▸ **SET EXERCISE**: Starting with the first line of the data below, copy each line up to and including the one containing "from matplotlib.patches import FancyBboxPatch". Pictures stay out.
>> begin INPUT
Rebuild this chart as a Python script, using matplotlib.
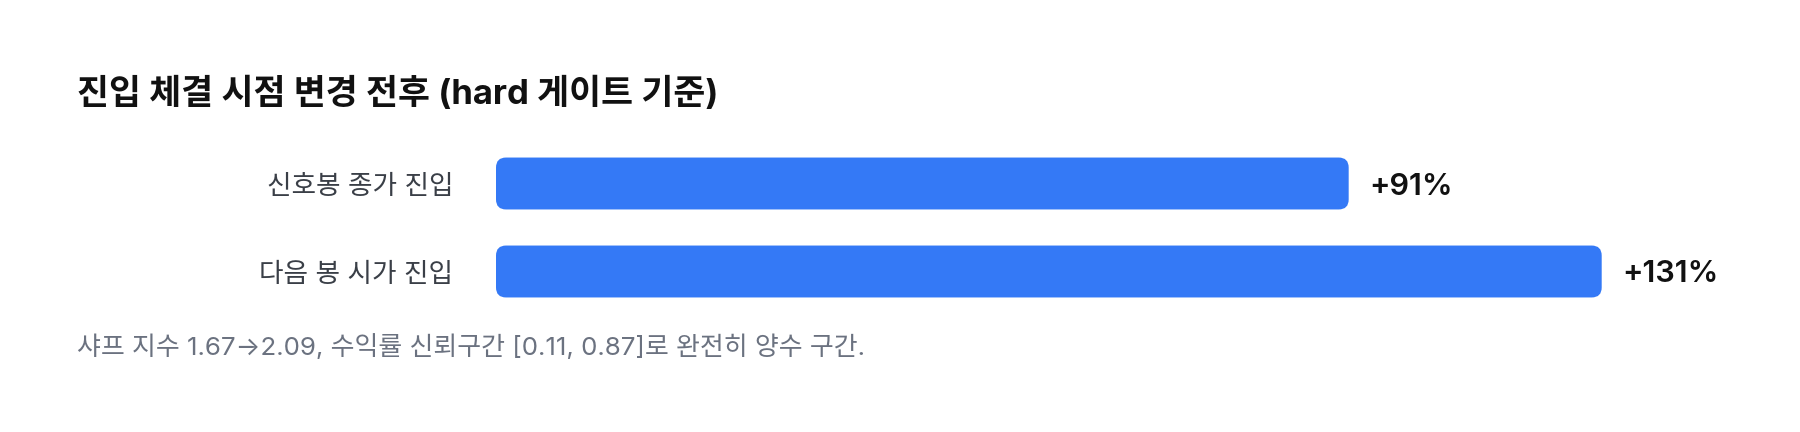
import numpy as np
import matplotlib
matplotlib.use("Agg")
import matplotlib.pyplot as plt
from matplotlib.patches import FancyBboxPatch

# data
categories = ["신호봉 종가 진입", "다음 봉 시가 진입"]
values = [91, 131]
value_labels = ["+91%", "+131%"]
title = "진입 체결 시점 변경 전후 (hard 게이트 기준)"
note = "샤프 지수 1.67→2.09, 수익률 신뢰구간 [0.11, 0.87]로 완전히 양수 구간."

# style
W, H, DPI = 1800, 432, 100
BAR_COLOR = "#3479f6"
BAR_BASE = -43.8          # track origin used by the original layout
FONTS = ["Inter", "Noto Sans CJK KR", "DejaVu Sans"]
plt.rcParams["font.family"] = FONTS

fig = plt.figure(figsize=(W / DPI, H / DPI), dpi=DPI)
fig.patch.set_facecolor("white")

# axes placed so bars sit where they are in the reference (pixel boxes)
x0_px, x1_px = 496, 1601.7
top_px, bot_px = 139.5, 315.5
ax = fig.add_axes([x0_px / W, 1 - bot_px / H, (x1_px - x0_px) / W, (bot_px - top_px) / H])
ax.set_xlim(BAR_BASE, max(values))
ax.set_ylim(len(values) - 0.5, -0.5)
ax.axis("off")

y = np.arange(len(values))
bar_h = 0.59
px_per_x = (x1_px - x0_px) / (max(values) - BAR_BASE)
px_per_y = (bot_px - top_px) / len(values)
radius_px = 10
for yi, v in zip(y, values):
    p = FancyBboxPatch((BAR_BASE, yi - bar_h / 2), v - BAR_BASE, bar_h,
                       boxstyle=f"round,pad=0,rounding_size={radius_px / px_per_x}",
                       mutation_aspect=px_per_x / px_per_y,
                       facecolor=BAR_COLOR, edgecolor="none")
    ax.add_patch(p)

for yi, cat, v, lab in zip(y, categories, values, value_labels):
    ax.annotate(cat, xy=(BAR_BASE, yi), xytext=(-43, 0), textcoords="offset pixels",
                ha="right", va="center_baseline", fontsize=19.2, color="#3a3f47",
                annotation_clip=False)
    ax.annotate(lab, xy=(v, yi), xytext=(21, 0), textcoords="offset pixels",
                ha="left", va="center_baseline", fontsize=22, fontweight="semibold",
                color="#111111", annotation_clip=False)

fig.text(77 / W, 1 - 104 / H, title, ha="left", va="baseline",
         fontsize=25, fontweight="bold", color="#111111")
fig.text(77 / W, 1 - 355 / H, note, ha="left", va="baseline",
         fontsize=18.7, color="#6b7280")

fig.savefig("out.png", dpi=DPI, facecolor="white")
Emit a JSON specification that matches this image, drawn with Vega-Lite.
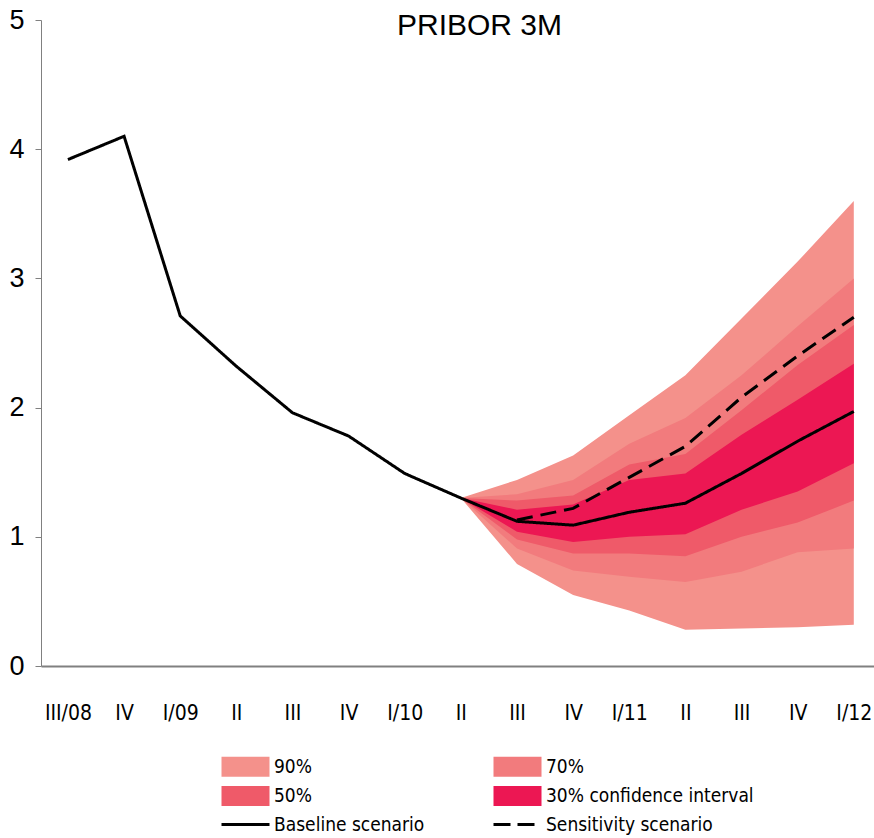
{
  "$schema": "https://vega.github.io/schema/vega-lite/v6.json",
  "width": 833,
  "height": 646,
  "autosize": {"type": "none"},
  "padding": {"left": 41, "top": 20, "right": 0, "bottom": 172},
  "background": "white",
  "title": {
    "text": "PRIBOR 3M",
    "font": "Liberation Sans",
    "fontSize": 30,
    "fontWeight": "normal",
    "color": "#000000",
    "anchor": "middle",
    "baseline": "middle",
    "dx": 22,
    "offset": -50
  },
  "datasets": {
    "fan": [
      {"t": 7, "band": "90%", "lo": 1.30, "hi": 1.30},
      {"t": 8, "band": "90%", "lo": 0.79, "hi": 1.44},
      {"t": 9, "band": "90%", "lo": 0.55, "hi": 1.63},
      {"t": 10, "band": "90%", "lo": 0.43, "hi": 1.94},
      {"t": 11, "band": "90%", "lo": 0.28, "hi": 2.25},
      {"t": 12, "band": "90%", "lo": 0.29, "hi": 2.69},
      {"t": 13, "band": "90%", "lo": 0.30, "hi": 3.13},
      {"t": 14, "band": "90%", "lo": 0.32, "hi": 3.60},
      {"t": 7, "band": "70%", "lo": 1.30, "hi": 1.30},
      {"t": 8, "band": "70%", "lo": 0.91, "hi": 1.33},
      {"t": 9, "band": "70%", "lo": 0.74, "hi": 1.44},
      {"t": 10, "band": "70%", "lo": 0.69, "hi": 1.72},
      {"t": 11, "band": "70%", "lo": 0.65, "hi": 1.92},
      {"t": 12, "band": "70%", "lo": 0.73, "hi": 2.25},
      {"t": 13, "band": "70%", "lo": 0.88, "hi": 2.63},
      {"t": 14, "band": "70%", "lo": 0.91, "hi": 3.00},
      {"t": 7, "band": "50%", "lo": 1.30, "hi": 1.30},
      {"t": 8, "band": "50%", "lo": 0.98, "hi": 1.28},
      {"t": 9, "band": "50%", "lo": 0.87, "hi": 1.32},
      {"t": 10, "band": "50%", "lo": 0.87, "hi": 1.56},
      {"t": 11, "band": "50%", "lo": 0.85, "hi": 1.64},
      {"t": 12, "band": "50%", "lo": 1.00, "hi": 1.98},
      {"t": 13, "band": "50%", "lo": 1.11, "hi": 2.33},
      {"t": 14, "band": "50%", "lo": 1.28, "hi": 2.64},
      {"t": 7, "band": "30% confidence interval", "lo": 1.30, "hi": 1.30},
      {"t": 8, "band": "30% confidence interval", "lo": 1.04, "hi": 1.21},
      {"t": 9, "band": "30% confidence interval", "lo": 0.96, "hi": 1.25},
      {"t": 10, "band": "30% confidence interval", "lo": 1.00, "hi": 1.44},
      {"t": 11, "band": "30% confidence interval", "lo": 1.02, "hi": 1.49},
      {"t": 12, "band": "30% confidence interval", "lo": 1.21, "hi": 1.79},
      {"t": 13, "band": "30% confidence interval", "lo": 1.35, "hi": 2.06},
      {"t": 14, "band": "30% confidence interval", "lo": 1.57, "hi": 2.34}
    ],
    "lines": [
      {"t": 0, "series": "Baseline scenario", "value": 3.92},
      {"t": 1, "series": "Baseline scenario", "value": 4.10},
      {"t": 2, "series": "Baseline scenario", "value": 2.71},
      {"t": 3, "series": "Baseline scenario", "value": 2.32},
      {"t": 4, "series": "Baseline scenario", "value": 1.96},
      {"t": 5, "series": "Baseline scenario", "value": 1.78},
      {"t": 6, "series": "Baseline scenario", "value": 1.49},
      {"t": 7, "series": "Baseline scenario", "value": 1.30},
      {"t": 8, "series": "Baseline scenario", "value": 1.12},
      {"t": 9, "series": "Baseline scenario", "value": 1.09},
      {"t": 10, "series": "Baseline scenario", "value": 1.19},
      {"t": 11, "series": "Baseline scenario", "value": 1.26},
      {"t": 12, "series": "Baseline scenario", "value": 1.49},
      {"t": 13, "series": "Baseline scenario", "value": 1.74},
      {"t": 14, "series": "Baseline scenario", "value": 1.97},
      {"t": 8, "series": "Sensitivity scenario", "value": 1.13},
      {"t": 9, "series": "Sensitivity scenario", "value": 1.22},
      {"t": 10, "series": "Sensitivity scenario", "value": 1.46},
      {"t": 11, "series": "Sensitivity scenario", "value": 1.70},
      {"t": 12, "series": "Sensitivity scenario", "value": 2.08},
      {"t": 13, "series": "Sensitivity scenario", "value": 2.40},
      {"t": 14, "series": "Sensitivity scenario", "value": 2.70}
    ]
  },
  "layer": [
    {
      "data": {"name": "fan"},
      "mark": {"type": "area", "opacity": 1, "strokeWidth": 0},
      "encoding": {
        "x": {
          "field": "t",
          "type": "quantitative",
          "scale": {"domain": [-0.48, 14.36], "nice": false, "zero": false},
          "axis": {
            "values": [0, 1, 2, 3, 4, 5, 6, 7, 8, 9, 10, 11, 12, 13, 14],
            "labelExpr": "['III/08','IV','I/09','II','III','IV','I/10','II','III','IV','I/11','II','III','IV','I/12'][datum.value]",
            "ticks": false,
            "grid": false,
            "title": null,
            "domainColor": "#808080",
            "domainWidth": 2,
            "labelFont": "DejaVu Sans Condensed, Liberation Sans, sans-serif",
            "labelFontSize": 21,
            "labelColor": "#000000",
            "labelPadding": 36,
            "labelFlush": false,
            "labelOverlap": false
          }
        },
        "y": {
          "field": "lo",
          "type": "quantitative",
          "scale": {"domain": [0, 5], "nice": false, "zero": true},
          "axis": {
            "values": [0, 1, 2, 3, 4, 5],
            "format": "d",
            "grid": false,
            "title": null,
            "domainColor": "#808080",
            "tickColor": "#808080",
            "tickSize": 6,
            "labelFont": "Liberation Sans",
            "labelFontSize": 27,
            "labelColor": "#000000",
            "labelPadding": 11
          }
        },
        "y2": {"field": "hi"},
        "color": {
          "field": "band",
          "type": "nominal",
          "scale": {
            "domain": ["90%", "50%", "Baseline scenario", "70%", "30% confidence interval", "Sensitivity scenario"],
            "range": ["#F4918B", "#EF5A69", "#000000", "#F27B7D", "#EC1753", "#000000"]
          },
          "legend": {
            "title": null,
            "orient": "none",
            "legendX": 195,
            "legendY": 737,
            "columns": 2,
            "columnPadding": 62,
            "rowPadding": 8.5,
            "padding": 0,
            "symbolSize": 2304,
            "symbolType": "M-1,-0.42H1V0.42H-1Z",
            "symbolOpacity": 1,
            "labelFont": "DejaVu Sans Condensed, Liberation Sans, sans-serif",
            "labelFontSize": 19,
            "labelColor": "#000000",
            "labelOffset": 19,
            "labelLimit": 400,
            "encode": {
              "symbols": {
                "update": {
                  "shape": {"signal": "indexof(['Baseline scenario','Sensitivity scenario'], datum.value) >= 0 ? 'stroke' : 'M-1,-0.42H1V0.42H-1Z'"},
                  "fill": {"signal": "indexof(['Baseline scenario','Sensitivity scenario'], datum.value) >= 0 ? 'transparent' : scale('color', datum.value)"},
                  "stroke": {"signal": "indexof(['Baseline scenario','Sensitivity scenario'], datum.value) >= 0 ? '#000000' : 'transparent'"},
                  "strokeWidth": {"signal": "indexof(['Baseline scenario','Sensitivity scenario'], datum.value) >= 0 ? 3 : 0"},
                  "strokeDash": {"signal": "datum.value === 'Sensitivity scenario' ? [17, 7] : [1, 0]"},
                  "opacity": {"value": 1}
                }
              }
            }
          }
        }
      }
    },
    {
      "data": {"name": "lines"},
      "mark": {"type": "line", "strokeWidth": 3},
      "encoding": {
        "x": {"field": "t", "type": "quantitative"},
        "y": {"field": "value", "type": "quantitative"},
        "color": {"field": "series", "type": "nominal"},
        "strokeDash": {
          "field": "series",
          "type": "nominal",
          "scale": {"domain": ["Baseline scenario", "Sensitivity scenario"], "range": [[1, 0], [16, 8]]},
          "legend": null
        }
      }
    }
  ],
  "config": {
    "view": {"stroke": null},
    "font": "Liberation Sans"
  }
}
>> end INPUT
▸ **EXPECTED OUTPUT**:
Rebuild this chart as a Python script, using matplotlib.
import numpy as np
import matplotlib
matplotlib.use("Agg")
import matplotlib.pyplot as plt
from matplotlib.patches import FancyBboxPatch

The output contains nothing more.